3 Responses to “Building a Social Data Commons”

  • ManyEyes and others have done a great job in making it easier to create visualizations but I think there are still a lot more unexplored possibilities to create viz tools for amateurs. That’s something we’re trying to explore with the next version of Scratch. One of the challenges is to come up with compelling examples that are appealing to regular people. A lot of the data out there is from the government, which is awesome but not the most exciting thing for a lot of people. Just like silly internet memes have help spread wide adoption, I wonder what is the equivalent in the web of data age. Excellent post Adam!

  • Great post Adam, thanks. Found it in my search for existing social network sites for govt data, and
    tools for creating such sites. Currently trying to make good on a commitment I made recently
    at a regional workshop on Data Sharing, largely focused on salmon related data here in the
    Pacific Northwest (agencies/orgs involved: NOAA, BPA (under DoE), USFWS, USGS, USFS,
    US ACE, US BOR, EPA, WDFW, ODFW, Defenders of Wildlife, Nature Conservancy, etc.).
    My offer at the workshop was to help form a “guild” of data practitioners – people with skills
    in data modeling, information design, data sharing & mgmt. Generated lots of interest from
    data geeks as well as policy level folks looking for a forum for idea sharing and developing
    use cases for better data mgmt.

    Hence the tie into your ideas of showcases and wishlists. Love the way you’ve described
    them above – we’ve talked about the same things, albeit less eloquently.
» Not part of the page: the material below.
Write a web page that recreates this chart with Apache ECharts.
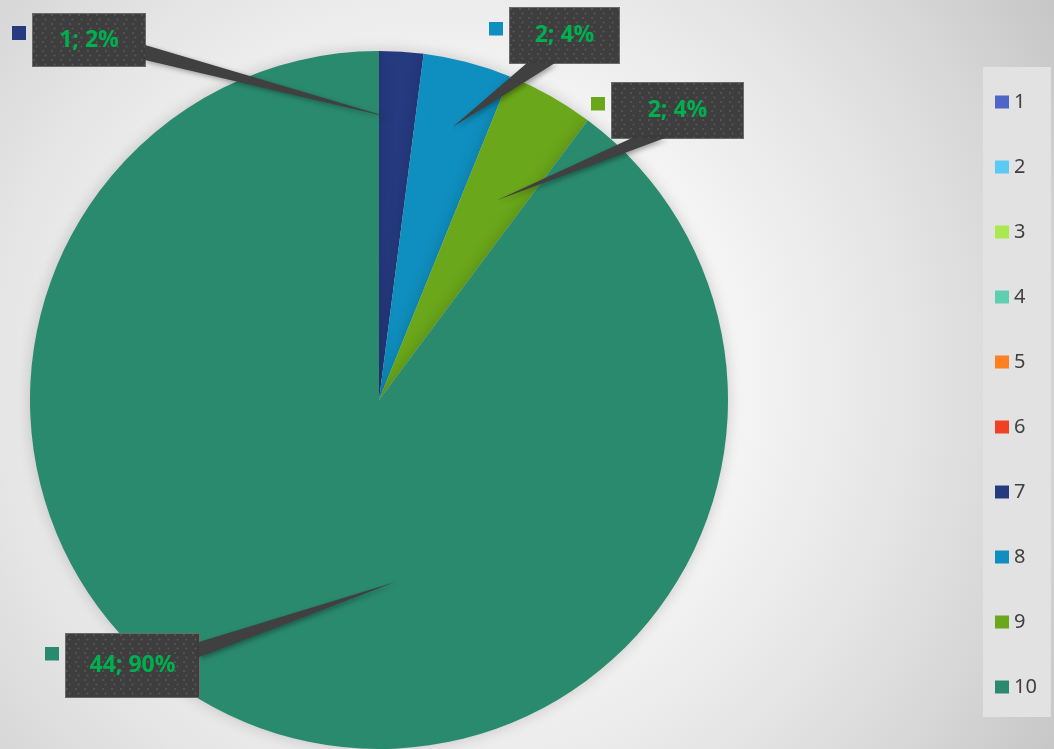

    Would love to hear about similar regional or national level social networks / forums / user
    groups and learn from what they’ve done, what’s worked and what hasn’t. Also interested
    in learning which tools folks are using (e.g. jive, ning, various wiki products, etc.).
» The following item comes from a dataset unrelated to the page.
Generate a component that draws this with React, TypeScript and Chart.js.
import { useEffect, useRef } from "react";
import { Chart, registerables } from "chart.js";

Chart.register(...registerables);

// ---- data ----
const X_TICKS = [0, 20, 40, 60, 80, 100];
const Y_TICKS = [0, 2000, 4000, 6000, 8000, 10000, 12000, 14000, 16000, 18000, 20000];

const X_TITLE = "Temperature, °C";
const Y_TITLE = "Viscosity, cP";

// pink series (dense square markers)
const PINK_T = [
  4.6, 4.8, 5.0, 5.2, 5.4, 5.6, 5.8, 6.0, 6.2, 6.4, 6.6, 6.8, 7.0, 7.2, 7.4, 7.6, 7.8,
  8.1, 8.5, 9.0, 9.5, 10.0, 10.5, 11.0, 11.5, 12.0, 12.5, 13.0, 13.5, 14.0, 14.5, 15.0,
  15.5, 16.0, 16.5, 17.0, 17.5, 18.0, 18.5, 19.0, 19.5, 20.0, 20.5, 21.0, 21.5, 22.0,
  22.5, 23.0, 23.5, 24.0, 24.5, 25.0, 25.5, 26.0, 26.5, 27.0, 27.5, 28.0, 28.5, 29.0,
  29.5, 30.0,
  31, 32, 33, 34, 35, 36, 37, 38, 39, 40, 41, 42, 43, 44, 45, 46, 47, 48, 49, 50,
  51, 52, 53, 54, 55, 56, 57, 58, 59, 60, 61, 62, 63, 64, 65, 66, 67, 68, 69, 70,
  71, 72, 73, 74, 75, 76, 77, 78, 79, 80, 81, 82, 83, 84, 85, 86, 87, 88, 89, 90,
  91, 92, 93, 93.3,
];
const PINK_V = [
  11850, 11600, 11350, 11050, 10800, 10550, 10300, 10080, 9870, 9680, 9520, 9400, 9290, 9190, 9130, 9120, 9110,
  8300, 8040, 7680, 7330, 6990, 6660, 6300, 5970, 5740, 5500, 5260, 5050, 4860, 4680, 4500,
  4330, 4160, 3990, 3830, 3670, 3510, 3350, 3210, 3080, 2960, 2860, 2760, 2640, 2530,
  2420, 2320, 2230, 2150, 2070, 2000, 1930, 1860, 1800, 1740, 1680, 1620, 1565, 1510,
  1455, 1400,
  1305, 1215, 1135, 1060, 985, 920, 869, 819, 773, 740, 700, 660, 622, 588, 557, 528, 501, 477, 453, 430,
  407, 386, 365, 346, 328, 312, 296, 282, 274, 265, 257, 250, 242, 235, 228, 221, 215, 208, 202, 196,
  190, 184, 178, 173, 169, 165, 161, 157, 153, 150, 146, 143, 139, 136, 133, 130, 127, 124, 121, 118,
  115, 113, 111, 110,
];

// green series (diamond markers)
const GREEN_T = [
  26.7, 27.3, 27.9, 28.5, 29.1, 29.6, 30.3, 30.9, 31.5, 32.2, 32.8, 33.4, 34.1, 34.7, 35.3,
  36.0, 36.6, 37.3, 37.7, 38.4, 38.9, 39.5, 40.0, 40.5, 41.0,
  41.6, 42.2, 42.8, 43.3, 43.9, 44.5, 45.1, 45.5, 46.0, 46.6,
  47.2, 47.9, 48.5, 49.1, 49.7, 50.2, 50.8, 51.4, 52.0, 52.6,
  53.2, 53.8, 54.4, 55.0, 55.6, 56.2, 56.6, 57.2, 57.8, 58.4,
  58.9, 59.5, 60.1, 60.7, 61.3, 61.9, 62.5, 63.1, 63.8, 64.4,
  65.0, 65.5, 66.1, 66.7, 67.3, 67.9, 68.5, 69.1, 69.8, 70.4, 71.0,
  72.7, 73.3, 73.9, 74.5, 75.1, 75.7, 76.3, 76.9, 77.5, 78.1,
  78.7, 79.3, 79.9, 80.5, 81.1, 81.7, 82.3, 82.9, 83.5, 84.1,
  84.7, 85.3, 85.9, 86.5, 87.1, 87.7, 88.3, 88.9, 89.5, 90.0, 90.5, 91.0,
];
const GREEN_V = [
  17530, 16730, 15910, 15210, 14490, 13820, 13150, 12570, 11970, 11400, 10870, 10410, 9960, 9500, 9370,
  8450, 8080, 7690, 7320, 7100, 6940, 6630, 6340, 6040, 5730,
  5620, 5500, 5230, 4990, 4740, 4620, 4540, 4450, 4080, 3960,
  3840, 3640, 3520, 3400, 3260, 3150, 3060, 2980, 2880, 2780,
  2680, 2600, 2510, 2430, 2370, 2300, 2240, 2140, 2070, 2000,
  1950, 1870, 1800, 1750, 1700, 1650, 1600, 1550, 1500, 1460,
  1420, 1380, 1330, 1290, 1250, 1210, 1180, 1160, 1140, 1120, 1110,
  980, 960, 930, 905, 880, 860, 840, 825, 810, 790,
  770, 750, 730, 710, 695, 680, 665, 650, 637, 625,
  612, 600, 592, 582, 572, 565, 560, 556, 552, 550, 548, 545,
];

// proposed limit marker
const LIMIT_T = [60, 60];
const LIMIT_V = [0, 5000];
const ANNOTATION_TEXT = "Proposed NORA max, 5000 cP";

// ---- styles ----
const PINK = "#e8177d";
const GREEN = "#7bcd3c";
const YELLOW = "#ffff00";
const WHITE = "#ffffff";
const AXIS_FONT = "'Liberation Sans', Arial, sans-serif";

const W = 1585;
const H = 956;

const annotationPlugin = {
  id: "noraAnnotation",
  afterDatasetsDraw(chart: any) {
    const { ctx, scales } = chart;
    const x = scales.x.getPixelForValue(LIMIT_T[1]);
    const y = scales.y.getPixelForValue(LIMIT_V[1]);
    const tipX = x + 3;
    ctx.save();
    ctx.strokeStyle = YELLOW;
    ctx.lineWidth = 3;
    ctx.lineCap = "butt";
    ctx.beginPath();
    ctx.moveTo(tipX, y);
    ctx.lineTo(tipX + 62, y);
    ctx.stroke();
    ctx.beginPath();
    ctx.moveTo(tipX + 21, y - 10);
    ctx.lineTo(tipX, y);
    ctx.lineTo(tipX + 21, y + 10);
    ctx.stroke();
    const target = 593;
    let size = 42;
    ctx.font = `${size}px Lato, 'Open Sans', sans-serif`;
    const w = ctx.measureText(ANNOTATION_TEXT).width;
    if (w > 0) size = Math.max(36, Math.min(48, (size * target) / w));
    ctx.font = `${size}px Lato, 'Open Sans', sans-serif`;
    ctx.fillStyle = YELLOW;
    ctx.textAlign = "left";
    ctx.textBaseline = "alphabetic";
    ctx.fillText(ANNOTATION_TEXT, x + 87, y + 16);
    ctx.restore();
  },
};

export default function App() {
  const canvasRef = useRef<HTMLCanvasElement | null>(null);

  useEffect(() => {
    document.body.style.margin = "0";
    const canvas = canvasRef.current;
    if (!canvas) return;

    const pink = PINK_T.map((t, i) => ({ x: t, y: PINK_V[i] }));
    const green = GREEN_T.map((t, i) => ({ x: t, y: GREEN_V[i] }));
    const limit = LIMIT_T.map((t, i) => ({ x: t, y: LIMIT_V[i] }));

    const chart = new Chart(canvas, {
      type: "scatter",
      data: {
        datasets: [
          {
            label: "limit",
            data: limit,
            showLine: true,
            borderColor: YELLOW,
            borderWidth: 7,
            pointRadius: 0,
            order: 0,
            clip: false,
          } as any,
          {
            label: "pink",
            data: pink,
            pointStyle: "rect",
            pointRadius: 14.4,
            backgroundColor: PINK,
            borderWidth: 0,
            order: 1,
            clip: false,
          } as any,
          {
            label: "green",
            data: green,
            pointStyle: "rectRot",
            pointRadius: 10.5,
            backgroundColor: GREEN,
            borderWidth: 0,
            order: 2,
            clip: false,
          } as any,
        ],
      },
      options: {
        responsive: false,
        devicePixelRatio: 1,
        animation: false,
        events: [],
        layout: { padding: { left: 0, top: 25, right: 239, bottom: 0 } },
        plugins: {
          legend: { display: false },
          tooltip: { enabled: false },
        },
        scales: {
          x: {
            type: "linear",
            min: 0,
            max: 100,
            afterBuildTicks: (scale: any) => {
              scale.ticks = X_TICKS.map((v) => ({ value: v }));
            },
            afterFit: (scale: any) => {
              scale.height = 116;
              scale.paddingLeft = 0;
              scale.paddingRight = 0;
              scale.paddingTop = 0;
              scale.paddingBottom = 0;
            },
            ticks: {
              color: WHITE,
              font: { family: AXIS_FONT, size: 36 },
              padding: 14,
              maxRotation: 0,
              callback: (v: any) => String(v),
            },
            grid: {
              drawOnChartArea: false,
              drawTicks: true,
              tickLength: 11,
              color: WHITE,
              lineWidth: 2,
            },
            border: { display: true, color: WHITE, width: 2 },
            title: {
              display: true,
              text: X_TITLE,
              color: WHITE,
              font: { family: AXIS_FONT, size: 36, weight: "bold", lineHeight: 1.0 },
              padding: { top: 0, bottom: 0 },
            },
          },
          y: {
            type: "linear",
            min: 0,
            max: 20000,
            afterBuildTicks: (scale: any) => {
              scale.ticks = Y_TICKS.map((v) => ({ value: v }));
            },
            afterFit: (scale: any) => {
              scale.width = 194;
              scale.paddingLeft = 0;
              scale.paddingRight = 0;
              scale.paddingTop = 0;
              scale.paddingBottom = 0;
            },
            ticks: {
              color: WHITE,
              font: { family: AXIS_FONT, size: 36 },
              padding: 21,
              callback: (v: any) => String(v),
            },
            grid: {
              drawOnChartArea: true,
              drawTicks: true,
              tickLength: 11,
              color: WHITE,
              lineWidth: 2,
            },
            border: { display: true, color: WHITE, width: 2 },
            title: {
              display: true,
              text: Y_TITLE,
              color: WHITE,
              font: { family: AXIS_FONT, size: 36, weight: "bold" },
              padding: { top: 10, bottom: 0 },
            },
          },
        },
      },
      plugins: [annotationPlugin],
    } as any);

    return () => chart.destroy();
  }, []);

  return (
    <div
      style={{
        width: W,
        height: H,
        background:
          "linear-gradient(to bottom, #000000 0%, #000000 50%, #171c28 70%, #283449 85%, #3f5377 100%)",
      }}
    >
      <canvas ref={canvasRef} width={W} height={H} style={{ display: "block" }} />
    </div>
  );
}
    By way of context/introduction, I am a partner in a small private company (Sitka Technology
    Group) here in Portland, Oregon on contract with the Fish & Wildlife group within
    Bonneville Power Administration (under the DoE) to build a web app to help them
    manage their F&W program.

    While we’re still building it (15 mos into a 24 mos project), it’s out there:
    http://www.cbfish.org We’ve recently added a slew of web
    services and are working with number of other fed and state agencies to do data
    integrations. We did one web service integration with Streamnet where we help expose
    scientific data sets generated by projects that our system manages.

    I mention the above as it is but one small example of data visualizations that perhaps are
    appealing to regular people (to Andres Monroy-Hernadez’s point). Here are the data
    visualizations we’ve done using the datasets we manage for the fed govt:
    http://www.cbfish.org/Report.mvc/Index

  • Adam Marcus says:

    @Matt — It’s great to see examples such as yours which show why the data collection, aggregation, discovery, and visualization process is one that’s important not only at the national level, but also for other data-oriented sites. It’s also nice to see the government funding regional data collection processes. Since you would benefit from similar functionality that is discussed in this post, perhaps the correct solution is to either build a web service that provides this sort of functionality for many clients on a hosted platform, or an open solution that you can host yourself. Do you know of any such services or projects? Thanks for stopping by!